- _WORK REQUIRED_
Do not include the pictures; repeat the rest of the data exactly.

- _DATA SHOWN_

++++++++++++++++++++

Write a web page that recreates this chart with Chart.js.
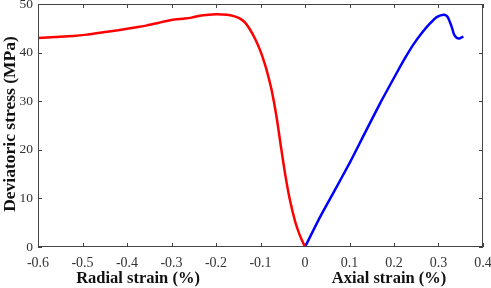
<!DOCTYPE html>
<html><head><meta charset="utf-8">
<script src="https://cdn.jsdelivr.net/npm/chart.js@4"></script>
<style>html,body{margin:0;padding:0;background:#fff}#wrap{width:491px;height:288px}</style>
</head><body><div id="wrap"><canvas id="c"></canvas></div>
<script>
const radialStrain = [0,-0.004,-0.012,-0.022,-0.034,-0.045,-0.054,-0.064,-0.075,-0.083,-0.090,-0.101,-0.112,-0.124,-0.135,-0.146,-0.160,-0.175,-0.198,-0.215,-0.236,-0.255,-0.270,-0.300,-0.326,-0.355,-0.386,-0.420,-0.461,-0.490,-0.521,-0.560,-0.600];
const radialStress = [0,0.8,2.5,5.2,9.7,15.2,20.6,26.8,32.3,35.3,37.6,40.5,42.8,44.8,46.2,47.0,47.5,47.8,47.9,47.8,47.6,47.2,47.0,46.7,46.2,45.6,45.1,44.6,44.1,43.7,43.4,43.2,43.0];
const axialStrain = [0,0.034,0.064,0.101,0.131,0.169,0.206,0.225,0.243,0.262,0.281,0.296,0.311,0.318,0.322,0.326,0.330,0.335,0.340,0.346,0.351,0.356];
const axialStress = [0,6.2,11.2,17.4,22.8,29.6,35.8,38.9,41.6,44.0,46.0,47.3,47.8,47.6,47.1,46.2,45.2,43.7,43.1,42.9,43.1,43.3];
const xTicks = [-0.6,-0.5,-0.4,-0.3,-0.2,-0.1,0,0.1,0.2,0.3,0.4];
const yTicks = [0,10,20,30,40,50];
const xTitles = ["Radial strain (%)","Axial strain (%)"];
const yTitle = "Deviatoric stress (MPa)";

const toPts = (xs, ys) => xs.map((x,i)=>({x:x,y:ys[i]}));
const serif = "'Liberation Serif','Times New Roman',serif";
const AXC = '#444';

const decor = {
  id:'decor',
  afterDraw(chart){
    const {ctx, chartArea:a, scales:{x,y}} = chart;
    ctx.save();
    ctx.strokeStyle = AXC; ctx.lineWidth = 1;
    ctx.strokeRect(a.left+0.5, a.top+0.5, a.right-a.left-1, a.bottom-a.top-1);
    ctx.beginPath();
    xTicks.forEach(v=>{const px=Math.round(x.getPixelForValue(v))+0.5;
      ctx.moveTo(px,a.bottom); ctx.lineTo(px,a.bottom-4);
      ctx.moveTo(px,a.top); ctx.lineTo(px,a.top+4);});
    yTicks.forEach(v=>{const py=Math.round(y.getPixelForValue(v))+0.5;
      ctx.moveTo(a.left,py); ctx.lineTo(a.left+4,py);
      ctx.moveTo(a.right,py); ctx.lineTo(a.right-4,py);});
    ctx.stroke();
    ctx.fillStyle = '#111';
    ctx.font = "bold 16.5px " + serif;
    ctx.textAlign='center'; ctx.textBaseline='middle';
    ctx.fillText(xTitles[0], 138, 279);
    ctx.fillText(xTitles[1], 389, 279);
    ctx.font = "bold 17.5px " + serif;
    ctx.translate(10, 124);
    ctx.rotate(-Math.PI/2);
    ctx.fillText(yTitle, 0, 0);
    ctx.restore();
  }
};

new Chart(document.getElementById('c'), {
  type:'scatter',
  data:{datasets:[
    {data:toPts(radialStrain,radialStress), showLine:true, borderColor:'#ff0000', borderWidth:2.5, pointRadius:0, tension:0.2, fill:false},
    {data:toPts(axialStrain,axialStress), showLine:true, borderColor:'#0000ff', borderWidth:2.5, pointRadius:0, tension:0.2, fill:false}
  ]},
  options:{
    responsive:true, maintainAspectRatio:false, animation:false,
    layout:{padding:{left:0,right:8,top:4,bottom:0}},
    plugins:{legend:{display:false}, tooltip:{enabled:false}},
    scales:{
      x:{type:'linear', min:-0.6, max:0.4,
        afterBuildTicks(s){s.ticks = xTicks.map(v=>({value:v}));},
        afterFit(s){s.height = 41; s.paddingLeft = 0; s.paddingRight = 0;},
        grid:{display:false, drawTicks:false}, border:{display:false},
        ticks:{padding:8, color:'#333', font:{family:serif, size:14},
          callback:v=>String(Math.round(v*10)/10)}},
      y:{min:0, max:50,
        afterBuildTicks(s){s.ticks = yTicks.map(v=>({value:v}));},
        afterFit(s){s.width = 38; s.paddingTop = 0; s.paddingBottom = 0;},
        grid:{display:false, drawTicks:false}, border:{display:false},
        ticks:{padding:5, color:'#333', font:{family:serif, size:13.5}}}
    }
  },
  plugins:[decor]
});
</script></body></html>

++++++++++++++++++++

- _SOLUTION TO THE EXERCISE_
Write a web page that recreates this chart with Chart.js.
<!DOCTYPE html>
<html><head><meta charset="utf-8">
<script src="https://cdn.jsdelivr.net/npm/chart.js@4"></script>
<style>html,body{margin:0;padding:0;background:#fff}#wrap{width:491px;height:288px}</style>
</head><body><div id="wrap"><canvas id="c"></canvas></div>
<script>
const radialStrain = [0,-0.004,-0.012,-0.022,-0.034,-0.045,-0.054,-0.064,-0.075,-0.083,-0.090,-0.101,-0.112,-0.124,-0.135,-0.146,-0.160,-0.175,-0.198,-0.215,-0.236,-0.255,-0.270,-0.300,-0.326,-0.355,-0.386,-0.420,-0.461,-0.490,-0.521,-0.560,-0.600];
const radialStress = [0,0.8,2.5,5.2,9.7,15.2,20.6,26.8,32.3,35.3,37.6,40.5,42.8,44.8,46.2,47.0,47.5,47.8,47.9,47.8,47.6,47.2,47.0,46.7,46.2,45.6,45.1,44.6,44.1,43.7,43.4,43.2,43.0];
const axialStrain = [0,0.034,0.064,0.101,0.131,0.169,0.206,0.225,0.243,0.262,0.281,0.296,0.311,0.318,0.322,0.326,0.330,0.335,0.340,0.346,0.351,0.356];
const axialStress = [0,6.2,11.2,17.4,22.8,29.6,35.8,38.9,41.6,44.0,46.0,47.3,47.8,47.6,47.1,46.2,45.2,43.7,43.1,42.9,43.1,43.3];
const xTicks = [-0.6,-0.5,-0.4,-0.3,-0.2,-0.1,0,0.1,0.2,0.3,0.4];
const yTicks = [0,10,20,30,40,50];
const xTitles = ["Radial strain (%)","Axial strain (%)"];
const yTitle = "Deviatoric stress (MPa)";

const toPts = (xs, ys) => xs.map((x,i)=>({x:x,y:ys[i]}));
const serif = "'Liberation Serif','Times New Roman',serif";
const AXC = '#444';

const decor = {
  id:'decor',
  afterDraw(chart){
    const {ctx, chartArea:a, scales:{x,y}} = chart;
    ctx.save();
    ctx.strokeStyle = AXC; ctx.lineWidth = 1;
    ctx.strokeRect(a.left+0.5, a.top+0.5, a.right-a.left-1, a.bottom-a.top-1);
    ctx.beginPath();
    xTicks.forEach(v=>{const px=Math.round(x.getPixelForValue(v))+0.5;
      ctx.moveTo(px,a.bottom); ctx.lineTo(px,a.bottom-4);
      ctx.moveTo(px,a.top); ctx.lineTo(px,a.top+4);});
    yTicks.forEach(v=>{const py=Math.round(y.getPixelForValue(v))+0.5;
      ctx.moveTo(a.left,py); ctx.lineTo(a.left+4,py);
      ctx.moveTo(a.right,py); ctx.lineTo(a.right-4,py);});
    ctx.stroke();
    ctx.fillStyle = '#111';
    ctx.font = "bold 16.5px " + serif;
    ctx.textAlign='center'; ctx.textBaseline='middle';
    ctx.fillText(xTitles[0], 138, 279);
    ctx.fillText(xTitles[1], 389, 279);
    ctx.font = "bold 17.5px " + serif;
    ctx.translate(10, 124);
    ctx.rotate(-Math.PI/2);
    ctx.fillText(yTitle, 0, 0);
    ctx.restore();
  }
};

new Chart(document.getElementById('c'), {
  type:'scatter',
  data:{datasets:[
    {data:toPts(radialStrain,radialStress), showLine:true, borderColor:'#ff0000', borderWidth:2.5, pointRadius:0, tension:0.2, fill:false},
    {data:toPts(axialStrain,axialStress), showLine:true, borderColor:'#0000ff', borderWidth:2.5, pointRadius:0, tension:0.2, fill:false}
  ]},
  options:{
    responsive:true, maintainAspectRatio:false, animation:false,
    layout:{padding:{left:0,right:8,top:4,bottom:0}},
    plugins:{legend:{display:false}, tooltip:{enabled:false}},
    scales:{
      x:{type:'linear', min:-0.6, max:0.4,
        afterBuildTicks(s){s.ticks = xTicks.map(v=>({value:v}));},
        afterFit(s){s.height = 41; s.paddingLeft = 0; s.paddingRight = 0;},
        grid:{display:false, drawTicks:false}, border:{display:false},
        ticks:{padding:8, color:'#333', font:{family:serif, size:14},
          callback:v=>String(Math.round(v*10)/10)}},
      y:{min:0, max:50,
        afterBuildTicks(s){s.ticks = yTicks.map(v=>({value:v}));},
        afterFit(s){s.width = 38; s.paddingTop = 0; s.paddingBottom = 0;},
        grid:{display:false, drawTicks:false}, border:{display:false},
        ticks:{padding:5, color:'#333', font:{family:serif, size:13.5}}}
    }
  },
  plugins:[decor]
});
</script></body></html>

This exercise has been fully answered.